§ **Exercise directions**
Find each line with the string "size" and copy it.
┄┄┄┄┄┄
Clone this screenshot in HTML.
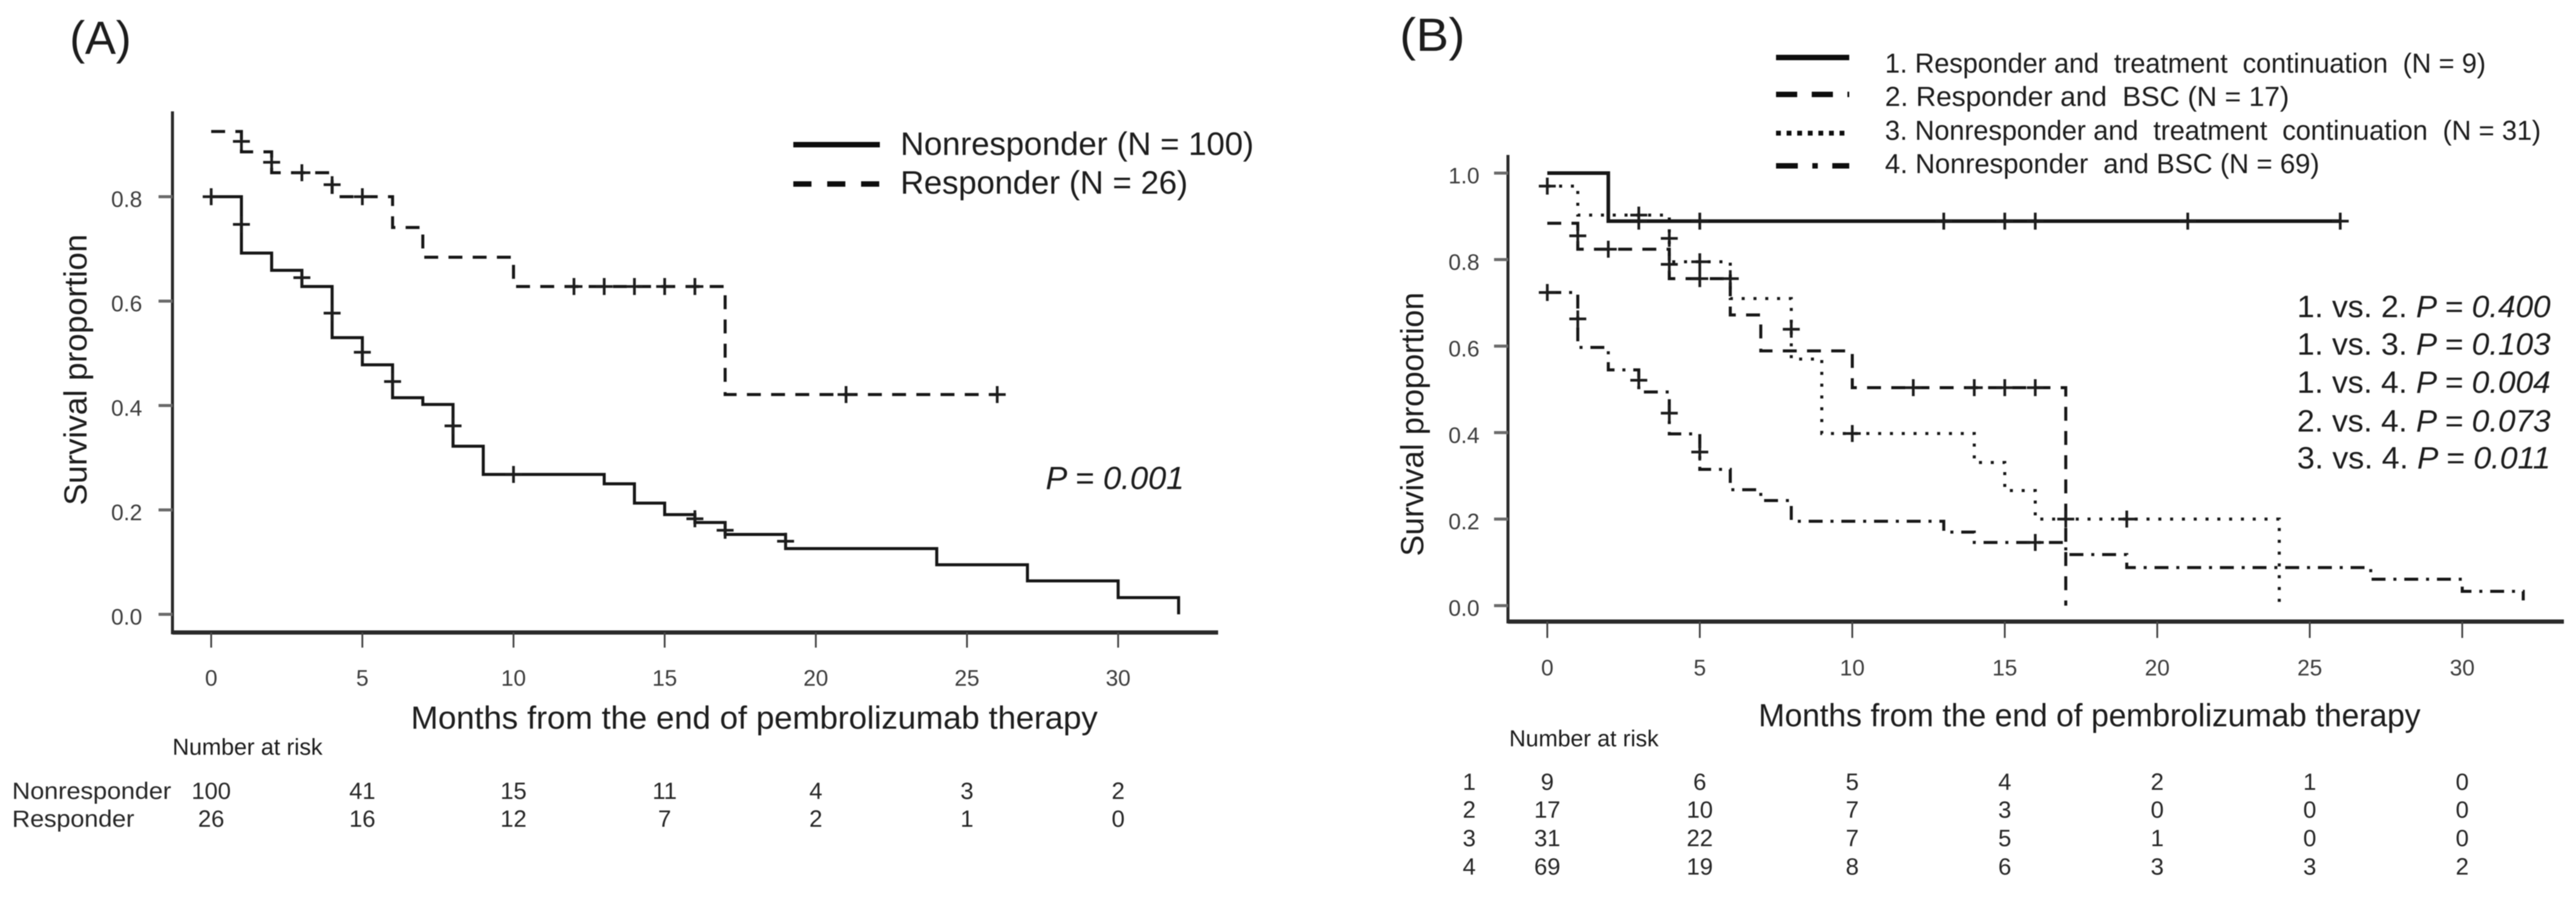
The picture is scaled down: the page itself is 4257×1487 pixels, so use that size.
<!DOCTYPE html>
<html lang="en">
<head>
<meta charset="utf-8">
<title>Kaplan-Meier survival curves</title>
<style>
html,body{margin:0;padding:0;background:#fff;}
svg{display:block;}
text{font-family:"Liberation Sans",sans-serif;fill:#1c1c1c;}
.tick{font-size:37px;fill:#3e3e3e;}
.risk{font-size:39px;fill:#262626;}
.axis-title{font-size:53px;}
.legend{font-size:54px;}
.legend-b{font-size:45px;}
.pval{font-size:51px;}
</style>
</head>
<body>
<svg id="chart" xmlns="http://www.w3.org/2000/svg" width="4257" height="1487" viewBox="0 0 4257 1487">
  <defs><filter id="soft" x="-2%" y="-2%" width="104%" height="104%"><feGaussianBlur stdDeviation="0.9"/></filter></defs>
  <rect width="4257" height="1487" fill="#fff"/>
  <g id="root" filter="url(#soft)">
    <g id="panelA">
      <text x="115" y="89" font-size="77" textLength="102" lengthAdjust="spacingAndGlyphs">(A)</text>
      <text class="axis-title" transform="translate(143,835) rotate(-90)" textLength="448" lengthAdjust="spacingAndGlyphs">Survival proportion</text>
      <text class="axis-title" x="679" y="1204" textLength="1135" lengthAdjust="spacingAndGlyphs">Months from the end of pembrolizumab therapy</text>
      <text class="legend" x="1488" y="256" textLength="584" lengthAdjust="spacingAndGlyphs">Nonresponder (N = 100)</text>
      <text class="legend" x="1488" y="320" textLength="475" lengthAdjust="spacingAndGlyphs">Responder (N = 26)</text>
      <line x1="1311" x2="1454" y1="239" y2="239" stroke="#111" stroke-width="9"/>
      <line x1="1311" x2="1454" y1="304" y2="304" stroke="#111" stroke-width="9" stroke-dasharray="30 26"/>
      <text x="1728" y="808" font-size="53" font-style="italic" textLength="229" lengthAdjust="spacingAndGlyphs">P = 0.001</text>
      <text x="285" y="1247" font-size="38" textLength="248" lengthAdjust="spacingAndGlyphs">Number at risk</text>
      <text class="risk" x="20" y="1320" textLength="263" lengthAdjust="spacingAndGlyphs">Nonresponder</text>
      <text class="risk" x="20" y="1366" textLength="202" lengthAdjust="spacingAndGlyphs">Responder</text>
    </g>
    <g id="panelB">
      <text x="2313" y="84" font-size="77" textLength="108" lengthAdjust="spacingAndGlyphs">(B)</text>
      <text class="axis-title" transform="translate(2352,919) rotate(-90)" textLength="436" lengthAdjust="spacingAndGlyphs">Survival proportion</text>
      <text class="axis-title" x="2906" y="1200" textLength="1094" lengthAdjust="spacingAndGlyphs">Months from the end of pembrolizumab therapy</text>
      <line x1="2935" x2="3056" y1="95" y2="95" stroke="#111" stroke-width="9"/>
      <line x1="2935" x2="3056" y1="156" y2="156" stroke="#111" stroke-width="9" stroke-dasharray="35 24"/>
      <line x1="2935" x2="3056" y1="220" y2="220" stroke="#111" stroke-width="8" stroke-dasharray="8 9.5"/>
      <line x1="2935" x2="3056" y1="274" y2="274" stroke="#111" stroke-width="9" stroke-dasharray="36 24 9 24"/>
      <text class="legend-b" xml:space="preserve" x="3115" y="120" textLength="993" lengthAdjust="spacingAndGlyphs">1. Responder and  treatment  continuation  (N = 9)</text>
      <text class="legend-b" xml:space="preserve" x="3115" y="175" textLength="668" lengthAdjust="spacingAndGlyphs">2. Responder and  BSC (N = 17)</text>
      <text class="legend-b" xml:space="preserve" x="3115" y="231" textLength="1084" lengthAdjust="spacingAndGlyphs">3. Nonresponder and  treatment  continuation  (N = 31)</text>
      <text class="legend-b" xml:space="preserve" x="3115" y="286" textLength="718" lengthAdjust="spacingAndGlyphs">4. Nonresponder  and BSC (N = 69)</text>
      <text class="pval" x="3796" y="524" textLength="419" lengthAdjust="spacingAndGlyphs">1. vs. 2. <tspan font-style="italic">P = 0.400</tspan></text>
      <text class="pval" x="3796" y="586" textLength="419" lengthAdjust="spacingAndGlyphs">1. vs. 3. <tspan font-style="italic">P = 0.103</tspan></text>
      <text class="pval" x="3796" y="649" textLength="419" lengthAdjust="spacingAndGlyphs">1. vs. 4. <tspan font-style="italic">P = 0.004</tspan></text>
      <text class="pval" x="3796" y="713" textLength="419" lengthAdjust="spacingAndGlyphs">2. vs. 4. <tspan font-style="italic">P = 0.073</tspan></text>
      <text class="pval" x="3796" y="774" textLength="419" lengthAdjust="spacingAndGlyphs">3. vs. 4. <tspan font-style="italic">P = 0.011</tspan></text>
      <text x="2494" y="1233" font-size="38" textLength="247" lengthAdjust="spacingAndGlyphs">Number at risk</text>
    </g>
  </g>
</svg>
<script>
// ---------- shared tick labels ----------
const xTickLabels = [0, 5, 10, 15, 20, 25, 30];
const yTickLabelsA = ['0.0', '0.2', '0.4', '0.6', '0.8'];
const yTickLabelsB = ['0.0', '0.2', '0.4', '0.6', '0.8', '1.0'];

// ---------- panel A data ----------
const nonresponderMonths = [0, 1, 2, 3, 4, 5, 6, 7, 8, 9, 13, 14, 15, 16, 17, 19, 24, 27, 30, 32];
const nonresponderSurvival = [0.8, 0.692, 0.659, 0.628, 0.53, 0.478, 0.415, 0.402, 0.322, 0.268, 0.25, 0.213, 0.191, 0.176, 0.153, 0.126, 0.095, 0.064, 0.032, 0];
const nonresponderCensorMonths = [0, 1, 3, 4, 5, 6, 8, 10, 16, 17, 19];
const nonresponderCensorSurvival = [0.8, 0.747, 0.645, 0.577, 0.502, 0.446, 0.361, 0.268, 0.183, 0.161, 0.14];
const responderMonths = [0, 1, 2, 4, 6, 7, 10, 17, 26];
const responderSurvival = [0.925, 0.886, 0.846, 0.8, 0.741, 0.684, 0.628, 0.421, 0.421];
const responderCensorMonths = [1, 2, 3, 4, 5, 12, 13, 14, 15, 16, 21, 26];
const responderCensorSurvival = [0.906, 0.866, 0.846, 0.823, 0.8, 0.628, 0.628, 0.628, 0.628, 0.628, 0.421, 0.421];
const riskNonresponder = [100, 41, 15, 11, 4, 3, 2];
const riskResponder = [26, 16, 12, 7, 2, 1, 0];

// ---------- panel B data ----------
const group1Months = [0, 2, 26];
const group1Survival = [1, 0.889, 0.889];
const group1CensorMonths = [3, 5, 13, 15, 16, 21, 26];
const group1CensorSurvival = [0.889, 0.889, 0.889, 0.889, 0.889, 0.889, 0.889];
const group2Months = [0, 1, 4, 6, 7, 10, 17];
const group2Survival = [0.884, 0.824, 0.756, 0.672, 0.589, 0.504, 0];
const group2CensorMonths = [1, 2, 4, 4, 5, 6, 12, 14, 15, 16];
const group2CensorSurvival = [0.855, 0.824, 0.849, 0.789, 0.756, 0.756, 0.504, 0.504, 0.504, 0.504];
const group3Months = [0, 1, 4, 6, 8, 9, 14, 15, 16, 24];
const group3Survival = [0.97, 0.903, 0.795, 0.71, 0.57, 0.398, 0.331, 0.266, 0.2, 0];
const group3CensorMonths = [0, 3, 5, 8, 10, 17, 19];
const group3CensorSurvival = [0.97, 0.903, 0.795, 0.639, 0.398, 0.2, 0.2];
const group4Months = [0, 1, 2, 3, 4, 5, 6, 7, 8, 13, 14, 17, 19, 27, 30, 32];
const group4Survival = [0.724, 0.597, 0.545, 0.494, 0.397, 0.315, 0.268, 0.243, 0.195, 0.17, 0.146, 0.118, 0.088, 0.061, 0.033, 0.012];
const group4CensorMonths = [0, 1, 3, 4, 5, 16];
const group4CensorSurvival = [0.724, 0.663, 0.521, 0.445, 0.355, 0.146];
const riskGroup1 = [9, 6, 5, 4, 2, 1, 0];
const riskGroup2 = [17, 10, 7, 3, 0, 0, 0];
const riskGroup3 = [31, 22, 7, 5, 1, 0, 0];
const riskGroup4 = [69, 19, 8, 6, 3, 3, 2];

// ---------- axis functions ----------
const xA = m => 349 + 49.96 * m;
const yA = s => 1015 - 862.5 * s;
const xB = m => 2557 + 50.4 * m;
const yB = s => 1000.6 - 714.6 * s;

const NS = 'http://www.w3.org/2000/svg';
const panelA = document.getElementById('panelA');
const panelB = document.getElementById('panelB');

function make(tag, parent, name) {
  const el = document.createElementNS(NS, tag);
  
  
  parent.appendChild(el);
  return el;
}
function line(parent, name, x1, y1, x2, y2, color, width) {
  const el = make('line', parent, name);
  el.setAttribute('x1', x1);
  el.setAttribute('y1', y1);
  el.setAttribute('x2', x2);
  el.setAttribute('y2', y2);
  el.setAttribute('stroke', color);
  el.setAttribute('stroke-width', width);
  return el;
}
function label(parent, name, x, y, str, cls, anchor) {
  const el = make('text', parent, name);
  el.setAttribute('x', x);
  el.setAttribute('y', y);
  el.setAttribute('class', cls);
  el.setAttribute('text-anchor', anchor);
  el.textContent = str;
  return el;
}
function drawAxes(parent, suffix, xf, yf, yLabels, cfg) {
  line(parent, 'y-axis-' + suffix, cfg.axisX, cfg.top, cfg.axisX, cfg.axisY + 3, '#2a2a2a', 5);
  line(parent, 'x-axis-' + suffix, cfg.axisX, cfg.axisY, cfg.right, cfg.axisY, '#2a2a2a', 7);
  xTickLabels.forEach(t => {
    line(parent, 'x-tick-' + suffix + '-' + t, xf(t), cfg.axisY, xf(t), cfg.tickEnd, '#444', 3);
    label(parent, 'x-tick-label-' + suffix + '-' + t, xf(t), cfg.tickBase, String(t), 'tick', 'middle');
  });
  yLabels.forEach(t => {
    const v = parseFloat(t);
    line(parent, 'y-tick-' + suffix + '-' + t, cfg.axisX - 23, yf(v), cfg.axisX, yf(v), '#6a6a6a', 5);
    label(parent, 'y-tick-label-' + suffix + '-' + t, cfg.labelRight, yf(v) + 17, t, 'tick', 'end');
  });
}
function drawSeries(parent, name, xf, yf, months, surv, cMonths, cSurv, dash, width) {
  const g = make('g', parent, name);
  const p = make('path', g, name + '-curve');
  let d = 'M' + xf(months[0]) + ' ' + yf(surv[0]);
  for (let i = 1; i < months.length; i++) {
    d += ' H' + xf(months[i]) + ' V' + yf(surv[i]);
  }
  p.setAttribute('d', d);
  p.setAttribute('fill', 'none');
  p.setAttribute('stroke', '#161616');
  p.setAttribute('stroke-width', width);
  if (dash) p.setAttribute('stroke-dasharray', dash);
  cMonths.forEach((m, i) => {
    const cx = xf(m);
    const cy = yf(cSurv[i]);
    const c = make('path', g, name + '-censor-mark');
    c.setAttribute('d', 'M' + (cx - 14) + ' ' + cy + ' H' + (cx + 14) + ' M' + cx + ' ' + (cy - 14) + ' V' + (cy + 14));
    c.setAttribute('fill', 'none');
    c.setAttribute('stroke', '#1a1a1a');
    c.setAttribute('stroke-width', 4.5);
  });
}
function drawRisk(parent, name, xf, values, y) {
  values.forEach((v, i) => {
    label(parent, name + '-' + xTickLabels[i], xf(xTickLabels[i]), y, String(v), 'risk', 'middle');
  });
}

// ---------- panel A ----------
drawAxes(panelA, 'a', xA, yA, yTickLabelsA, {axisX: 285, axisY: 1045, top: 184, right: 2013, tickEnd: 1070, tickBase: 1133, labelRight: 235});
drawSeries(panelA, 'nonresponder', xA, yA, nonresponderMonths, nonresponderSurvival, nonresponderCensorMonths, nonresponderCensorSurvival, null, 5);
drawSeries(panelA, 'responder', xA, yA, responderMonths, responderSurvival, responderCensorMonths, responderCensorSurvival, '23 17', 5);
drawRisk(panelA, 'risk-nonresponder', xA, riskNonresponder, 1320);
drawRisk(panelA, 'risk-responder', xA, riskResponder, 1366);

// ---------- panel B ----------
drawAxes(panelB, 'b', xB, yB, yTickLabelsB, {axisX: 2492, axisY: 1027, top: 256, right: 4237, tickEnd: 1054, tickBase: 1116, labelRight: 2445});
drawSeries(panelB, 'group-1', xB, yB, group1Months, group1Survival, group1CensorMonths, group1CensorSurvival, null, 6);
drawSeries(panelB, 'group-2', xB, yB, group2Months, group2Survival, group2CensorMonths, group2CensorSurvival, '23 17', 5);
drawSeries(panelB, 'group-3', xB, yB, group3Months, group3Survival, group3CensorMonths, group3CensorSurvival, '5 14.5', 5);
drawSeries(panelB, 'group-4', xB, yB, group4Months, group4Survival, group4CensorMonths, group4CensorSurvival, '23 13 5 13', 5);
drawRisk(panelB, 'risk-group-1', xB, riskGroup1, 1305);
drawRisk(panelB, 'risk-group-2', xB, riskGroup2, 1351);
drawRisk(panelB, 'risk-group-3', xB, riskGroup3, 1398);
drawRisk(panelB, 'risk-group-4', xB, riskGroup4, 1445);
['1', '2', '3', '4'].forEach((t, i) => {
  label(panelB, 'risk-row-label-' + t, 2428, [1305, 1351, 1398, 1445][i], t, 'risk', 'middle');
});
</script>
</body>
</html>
┄┄┄┄┄┄
§ **Expected answer**
The picture is scaled down: the page itself is 4257×1487 pixels, so use that size.
.tick{font-size:37px;fill:#3e3e3e;}
.risk{font-size:39px;fill:#262626;}
.axis-title{font-size:53px;}
.legend{font-size:54px;}
.legend-b{font-size:45px;}
.pval{font-size:51px;}
      <text x="115" y="89" font-size="77" textLength="102" lengthAdjust="spacingAndGlyphs">(A)</text>
      <text x="1728" y="808" font-size="53" font-style="italic" textLength="229" lengthAdjust="spacingAndGlyphs">P = 0.001</text>
      <text x="285" y="1247" font-size="38" textLength="248" lengthAdjust="spacingAndGlyphs">Number at risk</text>
      <text x="2313" y="84" font-size="77" textLength="108" lengthAdjust="spacingAndGlyphs">(B)</text>
      <text x="2494" y="1233" font-size="38" textLength="247" lengthAdjust="spacingAndGlyphs">Number at risk</text>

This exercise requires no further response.